%%

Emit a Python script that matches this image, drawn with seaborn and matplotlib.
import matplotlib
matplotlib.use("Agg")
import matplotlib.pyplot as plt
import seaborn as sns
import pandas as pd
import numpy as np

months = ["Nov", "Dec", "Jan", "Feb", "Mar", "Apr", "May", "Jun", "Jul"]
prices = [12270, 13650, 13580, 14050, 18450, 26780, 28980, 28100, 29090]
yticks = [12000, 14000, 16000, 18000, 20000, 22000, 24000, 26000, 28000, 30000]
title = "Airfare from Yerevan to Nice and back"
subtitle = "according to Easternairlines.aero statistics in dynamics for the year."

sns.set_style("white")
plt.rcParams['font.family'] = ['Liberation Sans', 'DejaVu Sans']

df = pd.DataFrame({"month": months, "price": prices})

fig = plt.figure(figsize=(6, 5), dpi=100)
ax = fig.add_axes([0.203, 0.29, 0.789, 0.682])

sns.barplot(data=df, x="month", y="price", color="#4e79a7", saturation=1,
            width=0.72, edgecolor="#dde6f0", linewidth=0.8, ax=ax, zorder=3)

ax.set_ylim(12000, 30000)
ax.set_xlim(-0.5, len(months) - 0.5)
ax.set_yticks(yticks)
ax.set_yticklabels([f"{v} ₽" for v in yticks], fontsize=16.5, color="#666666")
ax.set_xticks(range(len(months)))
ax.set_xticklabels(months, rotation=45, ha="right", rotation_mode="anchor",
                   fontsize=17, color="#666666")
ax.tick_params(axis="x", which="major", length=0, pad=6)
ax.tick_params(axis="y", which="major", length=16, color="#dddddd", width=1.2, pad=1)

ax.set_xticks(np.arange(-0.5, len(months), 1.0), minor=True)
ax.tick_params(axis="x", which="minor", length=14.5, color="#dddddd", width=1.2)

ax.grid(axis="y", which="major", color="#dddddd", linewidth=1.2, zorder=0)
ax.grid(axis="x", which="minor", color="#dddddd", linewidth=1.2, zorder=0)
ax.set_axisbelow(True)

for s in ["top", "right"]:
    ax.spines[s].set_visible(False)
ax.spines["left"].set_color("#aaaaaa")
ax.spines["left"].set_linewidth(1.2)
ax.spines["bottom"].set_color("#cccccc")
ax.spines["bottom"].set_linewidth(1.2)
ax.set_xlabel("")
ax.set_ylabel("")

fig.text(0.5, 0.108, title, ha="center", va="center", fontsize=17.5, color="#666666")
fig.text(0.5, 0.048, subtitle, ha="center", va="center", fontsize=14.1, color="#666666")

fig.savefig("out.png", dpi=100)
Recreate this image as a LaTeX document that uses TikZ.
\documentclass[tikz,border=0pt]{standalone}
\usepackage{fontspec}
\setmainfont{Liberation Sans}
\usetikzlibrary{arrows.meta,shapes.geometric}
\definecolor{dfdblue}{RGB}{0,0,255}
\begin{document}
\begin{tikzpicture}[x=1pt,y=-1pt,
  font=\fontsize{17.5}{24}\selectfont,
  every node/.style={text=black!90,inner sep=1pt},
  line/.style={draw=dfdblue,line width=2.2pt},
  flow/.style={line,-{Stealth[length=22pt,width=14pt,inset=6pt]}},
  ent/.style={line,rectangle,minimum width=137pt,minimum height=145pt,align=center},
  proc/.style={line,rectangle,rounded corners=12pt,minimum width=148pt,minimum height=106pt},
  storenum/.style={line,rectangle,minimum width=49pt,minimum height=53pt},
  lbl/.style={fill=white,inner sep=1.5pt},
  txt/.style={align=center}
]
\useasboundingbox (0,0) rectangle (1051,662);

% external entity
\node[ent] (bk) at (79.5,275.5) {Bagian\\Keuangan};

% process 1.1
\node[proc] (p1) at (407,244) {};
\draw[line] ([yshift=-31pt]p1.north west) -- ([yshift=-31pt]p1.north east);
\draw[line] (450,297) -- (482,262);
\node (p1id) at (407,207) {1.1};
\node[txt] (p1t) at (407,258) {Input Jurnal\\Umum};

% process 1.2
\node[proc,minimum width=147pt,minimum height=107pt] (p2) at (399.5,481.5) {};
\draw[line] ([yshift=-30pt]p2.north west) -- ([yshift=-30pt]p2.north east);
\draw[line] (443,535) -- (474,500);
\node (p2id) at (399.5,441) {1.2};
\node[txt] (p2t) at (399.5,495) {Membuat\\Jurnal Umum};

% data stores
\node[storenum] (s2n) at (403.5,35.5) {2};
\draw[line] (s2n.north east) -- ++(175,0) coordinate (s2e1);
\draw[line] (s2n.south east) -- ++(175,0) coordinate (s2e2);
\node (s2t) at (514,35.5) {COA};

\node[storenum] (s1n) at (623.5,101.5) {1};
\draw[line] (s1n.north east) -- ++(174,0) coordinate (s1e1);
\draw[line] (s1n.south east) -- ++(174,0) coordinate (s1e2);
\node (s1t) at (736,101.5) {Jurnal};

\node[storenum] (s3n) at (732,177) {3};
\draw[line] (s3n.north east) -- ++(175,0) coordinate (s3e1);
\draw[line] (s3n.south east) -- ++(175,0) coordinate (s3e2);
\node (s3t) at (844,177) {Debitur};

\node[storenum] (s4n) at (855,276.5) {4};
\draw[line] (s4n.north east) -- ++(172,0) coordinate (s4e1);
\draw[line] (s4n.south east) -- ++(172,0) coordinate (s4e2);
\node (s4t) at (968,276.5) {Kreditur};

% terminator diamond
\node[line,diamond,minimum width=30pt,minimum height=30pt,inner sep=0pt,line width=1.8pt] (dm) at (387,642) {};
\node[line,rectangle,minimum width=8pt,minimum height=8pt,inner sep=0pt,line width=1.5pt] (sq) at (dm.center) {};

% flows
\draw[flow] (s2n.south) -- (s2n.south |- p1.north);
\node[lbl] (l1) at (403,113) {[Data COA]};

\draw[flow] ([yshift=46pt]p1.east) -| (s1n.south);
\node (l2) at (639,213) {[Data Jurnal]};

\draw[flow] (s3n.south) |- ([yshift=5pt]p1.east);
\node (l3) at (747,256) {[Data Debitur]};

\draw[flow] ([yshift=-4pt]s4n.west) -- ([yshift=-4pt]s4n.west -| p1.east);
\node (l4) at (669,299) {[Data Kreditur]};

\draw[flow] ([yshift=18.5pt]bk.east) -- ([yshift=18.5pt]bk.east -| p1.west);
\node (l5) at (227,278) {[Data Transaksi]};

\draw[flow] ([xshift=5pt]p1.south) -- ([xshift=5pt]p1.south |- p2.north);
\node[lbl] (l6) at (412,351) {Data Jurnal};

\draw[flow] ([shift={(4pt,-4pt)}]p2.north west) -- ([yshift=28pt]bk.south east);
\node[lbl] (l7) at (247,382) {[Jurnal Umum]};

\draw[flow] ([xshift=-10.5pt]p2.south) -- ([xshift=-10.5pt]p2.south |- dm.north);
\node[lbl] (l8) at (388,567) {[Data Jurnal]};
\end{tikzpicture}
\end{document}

%%

Stated task: Return exactly, and only, the lines from the one containing "Recreate this image" down to the one containing "(bk) at (79.5,275.5)", with both of those lines included.

Finished answer:
Recreate this image as a LaTeX document that uses TikZ.
\documentclass[tikz,border=0pt]{standalone}
\usepackage{fontspec}
\setmainfont{Liberation Sans}
\usetikzlibrary{arrows.meta,shapes.geometric}
\definecolor{dfdblue}{RGB}{0,0,255}
\begin{document}
\begin{tikzpicture}[x=1pt,y=-1pt,
  font=\fontsize{17.5}{24}\selectfont,
  every node/.style={text=black!90,inner sep=1pt},
  line/.style={draw=dfdblue,line width=2.2pt},
  flow/.style={line,-{Stealth[length=22pt,width=14pt,inset=6pt]}},
  ent/.style={line,rectangle,minimum width=137pt,minimum height=145pt,align=center},
  proc/.style={line,rectangle,rounded corners=12pt,minimum width=148pt,minimum height=106pt},
  storenum/.style={line,rectangle,minimum width=49pt,minimum height=53pt},
  lbl/.style={fill=white,inner sep=1.5pt},
  txt/.style={align=center}
]
\useasboundingbox (0,0) rectangle (1051,662);

% external entity
\node[ent] (bk) at (79.5,275.5) {Bagian\\Keuangan};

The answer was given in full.